• _AIM OF THE TASK_:
Restate the listing that follows word for word, without its pictures.

• _GIVEN DATA_:

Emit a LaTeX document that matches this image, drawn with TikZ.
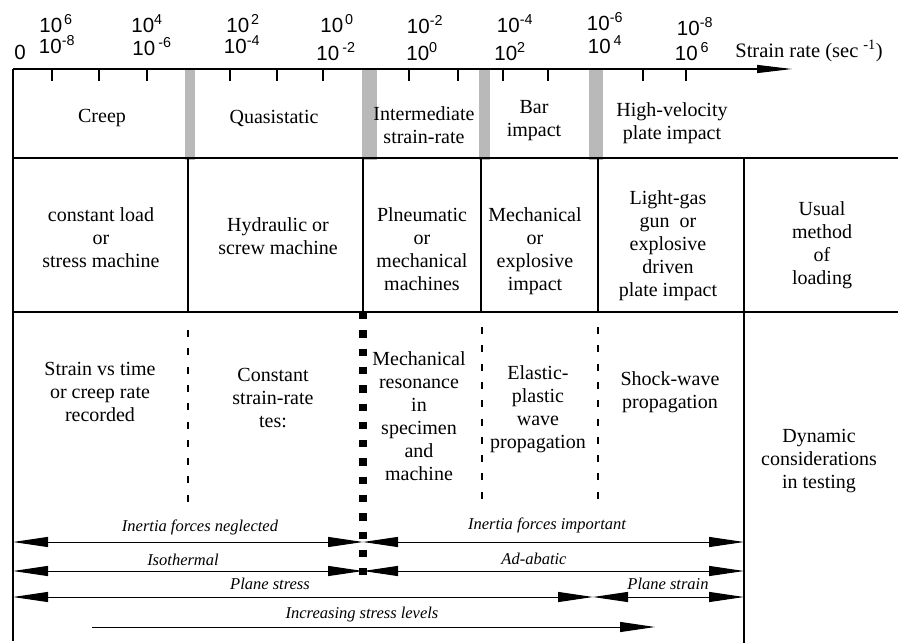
\documentclass[tikz,border=0pt]{standalone}
\usepackage{fontspec}
\setmainfont{Liberation Serif}
\newfontfamily\axisfont{Liberation Sans}
\usetikzlibrary{arrows.meta}
\definecolor{bargray}{RGB}{185,185,185}
\tikzset{
  tri/.tip={Triangle[length=35pt,width=10pt]},
  body/.style={align=center, font=\fontsize{20}{23}\selectfont, inner sep=0pt},
  lab/.style={font=\fontsize{16.5}{18}\selectfont\itshape, anchor=base, inner sep=0pt},
  ax/.style={font=\axisfont\fontsize{20.5}{22}\selectfont, anchor=base, inner sep=0pt},
  rule/.style={line width=1.1pt},
  dashrule/.style={line width=1.2pt, dash pattern=on 7pt off 11.3pt},
  dotrule/.style={line width=8pt, dash pattern=on 7.3pt off 11pt},
  band/.style={fill=bargray},
  tick/.style={line width=1.1pt},
  span/.style={line width=1pt, tri-tri},
  onearrow/.style={line width=1pt, -tri},
}
\begin{document}
\begin{tikzpicture}[x=1pt,y=-1pt]
\useasboundingbox (0,0) rectangle (898,643);
% gray bands
\fill[band] (185,69) rectangle (195,160);
\fill[band] (362,69) rectangle (377,160);
\fill[band] (479,69) rectangle (490,160);
\fill[band] (589,69) rectangle (603,160);
% axis
\coordinate (a0) at (13,69);
\coordinate (a1) at (792,69);
\draw[rule, -{Triangle[length=35pt,width=8pt]}] (a0) -- (a1);
\foreach \x in {52,99,147,230,277,323,409,458,503,548,643,686}
  \draw[tick] (\x,69) -- (\x,81);
% frame lines
\coordinate (l0) at (13,69); \coordinate (l1) at (13,641);
\draw[rule] (l0) -- (l1);
\coordinate (h1a) at (13,158); \coordinate (h1b) at (898,158);
\coordinate (h2a) at (13,312); \coordinate (h2b) at (898,312);
\draw[rule] (h1a) -- (h1b);
\draw[rule] (h2a) -- (h2b);
\foreach \x in {188,363,481,598}
  \draw[rule] (\x,158) -- (\x,312);
\coordinate (r0) at (744,158); \coordinate (r1) at (744,643);
\draw[rule] (r0) -- (r1);
% row 3 separators
\draw[dashrule] (188,330) -- (188,505);
\draw[dashrule] (482,327) -- (482,505);
\draw[dashrule] (598,327) -- (598,505);
\draw[dotrule] (363,312) -- (363,575);
% axis labels
\node[ax] (u1) at (56,32) {10\kern2pt\textsuperscript{6}};
\node[ax] (u2) at (147,32) {10\textsuperscript{4}};
\node[ax] (u3) at (243,32) {10\kern2pt\textsuperscript{2}};
\node[ax] (u4) at (337,32) {10\kern2pt\textsuperscript{0}};
\node[ax] (u5) at (425,33) {10\textsuperscript{-2}};
\node[ax] (u6) at (515,32) {10\textsuperscript{-4}};
\node[ax] (u7) at (605,30) {10\textsuperscript{-6}};
\node[ax] (u8) at (695,35) {10\textsuperscript{-8}};
\node[ax] (d0) at (20,59) {0};
\node[ax] (d1) at (57,53) {10\textsuperscript{-8}};
\node[ax] (d2) at (152,55) {10\kern3pt\textsuperscript{-6}};
\node[ax] (d3) at (242,53) {10\textsuperscript{-4}};
\node[ax] (d4) at (336,60) {10\kern3pt\textsuperscript{-2}};
\node[ax] (d5) at (422,60) {10\textsuperscript{0}};
\node[ax] (d6) at (510,60) {10\textsuperscript{2}};
\node[ax] (d7) at (605,53) {10\kern3pt\textsuperscript{4}};
\node[ax] (d8) at (692,60) {10\kern3pt\textsuperscript{6}};
\node[font=\fontsize{20.5}{22}\selectfont, anchor=base, inner sep=0pt] (sr) at (809,57) {Strain rate (sec\kern5pt\textsuperscript{-1})};
% row 1
\node[body] (creep) at (102,118) {Creep};
\node[body] (quasi) at (274,118) {Quasistatic};
\node[body] (inter) at (424,125) {Intermediate\\strain-rate};
\node[body] (bar) at (534,121) {Bar\\impact};
\node[body] (hv) at (672,123) {High-velocity\\plate impact};
% row 2
\node[body] (m1) at (101,238) {constant load\\or\\stress machine};
\node[body] (m2) at (278,236) {Hydraulic or\\screw machine};
\node[body] (m3) at (422,249) {Plneumatic\\or\\mechanical\\machines};
\node[body] (m4) at (535,251) {Mechanical\\or\\explosive\\impact};
\node[body] (m5) at (668,246) {Light-gas\\gun~~or\\explosive\\driven\\plate impact};
\node[body] (m6) at (822,245) {Usual\\method\\of\\loading};
% row 3
\node[body] (c1) at (100,392) {Strain vs time\\or creep rate\\recorded};
\node[body] (c2) at (273,398) {Constant\\strain-rate\\tes:};
\node[body] (c3) at (419,416) {Mechanical\\resonance\\in\\specimen\\and\\machine};
\node[body] (c4) at (538,409) {Elastic-\\plastic\\wave\\propagation};
\node[body] (c5) at (670,392) {Shock-wave\\propagation};
\node[body] (c6) at (819,461) {Dynamic\\considerations\\in testing};
% arrows
\coordinate (p1a) at (13,542); \coordinate (p1m) at (363,542); \coordinate (p1b) at (744,542);
\coordinate (p2a) at (13,571); \coordinate (p2m) at (363,571); \coordinate (p2b) at (744,571);
\coordinate (p3a) at (13,597); \coordinate (p3m) at (593,597); \coordinate (p3b) at (744,597);
\coordinate (p4a) at (92,627); \coordinate (p4b) at (655,627);
\draw[span] (p1a) -- (p1m);
\draw[span] (p1m) -- (p1b);
\draw[span] (p2a) -- (p2m);
\draw[span] (p2m) -- (p2b);
\draw[span] (p3a) -- (p3m);
\draw[span] (p3m) -- (p3b);
\draw[onearrow] (p4a) -- (p4b);
\node[lab] (t1) at (200,531) {Inertia forces neglected};
\node[lab] (t2) at (547,529) {Inertia forces important};
\node[lab] (t3) at (183,565) {Isothermal};
\node[lab] (t4) at (534,564) {Ad-abatic};
\node[lab] (t5) at (270,589) {Plane stress};
\node[lab] (t6) at (668,589) {Plane strain};
\node[lab] (t7) at (362,618) {Increasing stress levels};
\end{tikzpicture}
\end{document}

• _ANSWER FOR THE TASK_:
Emit a LaTeX document that matches this image, drawn with TikZ.
\documentclass[tikz,border=0pt]{standalone}
\usepackage{fontspec}
\setmainfont{Liberation Serif}
\newfontfamily\axisfont{Liberation Sans}
\usetikzlibrary{arrows.meta}
\definecolor{bargray}{RGB}{185,185,185}
\tikzset{
  tri/.tip={Triangle[length=35pt,width=10pt]},
  body/.style={align=center, font=\fontsize{20}{23}\selectfont, inner sep=0pt},
  lab/.style={font=\fontsize{16.5}{18}\selectfont\itshape, anchor=base, inner sep=0pt},
  ax/.style={font=\axisfont\fontsize{20.5}{22}\selectfont, anchor=base, inner sep=0pt},
  rule/.style={line width=1.1pt},
  dashrule/.style={line width=1.2pt, dash pattern=on 7pt off 11.3pt},
  dotrule/.style={line width=8pt, dash pattern=on 7.3pt off 11pt},
  band/.style={fill=bargray},
  tick/.style={line width=1.1pt},
  span/.style={line width=1pt, tri-tri},
  onearrow/.style={line width=1pt, -tri},
}
\begin{document}
\begin{tikzpicture}[x=1pt,y=-1pt]
\useasboundingbox (0,0) rectangle (898,643);
% gray bands
\fill[band] (185,69) rectangle (195,160);
\fill[band] (362,69) rectangle (377,160);
\fill[band] (479,69) rectangle (490,160);
\fill[band] (589,69) rectangle (603,160);
% axis
\coordinate (a0) at (13,69);
\coordinate (a1) at (792,69);
\draw[rule, -{Triangle[length=35pt,width=8pt]}] (a0) -- (a1);
\foreach \x in {52,99,147,230,277,323,409,458,503,548,643,686}
  \draw[tick] (\x,69) -- (\x,81);
% frame lines
\coordinate (l0) at (13,69); \coordinate (l1) at (13,641);
\draw[rule] (l0) -- (l1);
\coordinate (h1a) at (13,158); \coordinate (h1b) at (898,158);
\coordinate (h2a) at (13,312); \coordinate (h2b) at (898,312);
\draw[rule] (h1a) -- (h1b);
\draw[rule] (h2a) -- (h2b);
\foreach \x in {188,363,481,598}
  \draw[rule] (\x,158) -- (\x,312);
\coordinate (r0) at (744,158); \coordinate (r1) at (744,643);
\draw[rule] (r0) -- (r1);
% row 3 separators
\draw[dashrule] (188,330) -- (188,505);
\draw[dashrule] (482,327) -- (482,505);
\draw[dashrule] (598,327) -- (598,505);
\draw[dotrule] (363,312) -- (363,575);
% axis labels
\node[ax] (u1) at (56,32) {10\kern2pt\textsuperscript{6}};
\node[ax] (u2) at (147,32) {10\textsuperscript{4}};
\node[ax] (u3) at (243,32) {10\kern2pt\textsuperscript{2}};
\node[ax] (u4) at (337,32) {10\kern2pt\textsuperscript{0}};
\node[ax] (u5) at (425,33) {10\textsuperscript{-2}};
\node[ax] (u6) at (515,32) {10\textsuperscript{-4}};
\node[ax] (u7) at (605,30) {10\textsuperscript{-6}};
\node[ax] (u8) at (695,35) {10\textsuperscript{-8}};
\node[ax] (d0) at (20,59) {0};
\node[ax] (d1) at (57,53) {10\textsuperscript{-8}};
\node[ax] (d2) at (152,55) {10\kern3pt\textsuperscript{-6}};
\node[ax] (d3) at (242,53) {10\textsuperscript{-4}};
\node[ax] (d4) at (336,60) {10\kern3pt\textsuperscript{-2}};
\node[ax] (d5) at (422,60) {10\textsuperscript{0}};
\node[ax] (d6) at (510,60) {10\textsuperscript{2}};
\node[ax] (d7) at (605,53) {10\kern3pt\textsuperscript{4}};
\node[ax] (d8) at (692,60) {10\kern3pt\textsuperscript{6}};
\node[font=\fontsize{20.5}{22}\selectfont, anchor=base, inner sep=0pt] (sr) at (809,57) {Strain rate (sec\kern5pt\textsuperscript{-1})};
% row 1
\node[body] (creep) at (102,118) {Creep};
\node[body] (quasi) at (274,118) {Quasistatic};
\node[body] (inter) at (424,125) {Intermediate\\strain-rate};
\node[body] (bar) at (534,121) {Bar\\impact};
\node[body] (hv) at (672,123) {High-velocity\\plate impact};
% row 2
\node[body] (m1) at (101,238) {constant load\\or\\stress machine};
\node[body] (m2) at (278,236) {Hydraulic or\\screw machine};
\node[body] (m3) at (422,249) {Plneumatic\\or\\mechanical\\machines};
\node[body] (m4) at (535,251) {Mechanical\\or\\explosive\\impact};
\node[body] (m5) at (668,246) {Light-gas\\gun~~or\\explosive\\driven\\plate impact};
\node[body] (m6) at (822,245) {Usual\\method\\of\\loading};
% row 3
\node[body] (c1) at (100,392) {Strain vs time\\or creep rate\\recorded};
\node[body] (c2) at (273,398) {Constant\\strain-rate\\tes:};
\node[body] (c3) at (419,416) {Mechanical\\resonance\\in\\specimen\\and\\machine};
\node[body] (c4) at (538,409) {Elastic-\\plastic\\wave\\propagation};
\node[body] (c5) at (670,392) {Shock-wave\\propagation};
\node[body] (c6) at (819,461) {Dynamic\\considerations\\in testing};
% arrows
\coordinate (p1a) at (13,542); \coordinate (p1m) at (363,542); \coordinate (p1b) at (744,542);
\coordinate (p2a) at (13,571); \coordinate (p2m) at (363,571); \coordinate (p2b) at (744,571);
\coordinate (p3a) at (13,597); \coordinate (p3m) at (593,597); \coordinate (p3b) at (744,597);
\coordinate (p4a) at (92,627); \coordinate (p4b) at (655,627);
\draw[span] (p1a) -- (p1m);
\draw[span] (p1m) -- (p1b);
\draw[span] (p2a) -- (p2m);
\draw[span] (p2m) -- (p2b);
\draw[span] (p3a) -- (p3m);
\draw[span] (p3m) -- (p3b);
\draw[onearrow] (p4a) -- (p4b);
\node[lab] (t1) at (200,531) {Inertia forces neglected};
\node[lab] (t2) at (547,529) {Inertia forces important};
\node[lab] (t3) at (183,565) {Isothermal};
\node[lab] (t4) at (534,564) {Ad-abatic};
\node[lab] (t5) at (270,589) {Plane stress};
\node[lab] (t6) at (668,589) {Plane strain};
\node[lab] (t7) at (362,618) {Increasing stress levels};
\end{tikzpicture}
\end{document}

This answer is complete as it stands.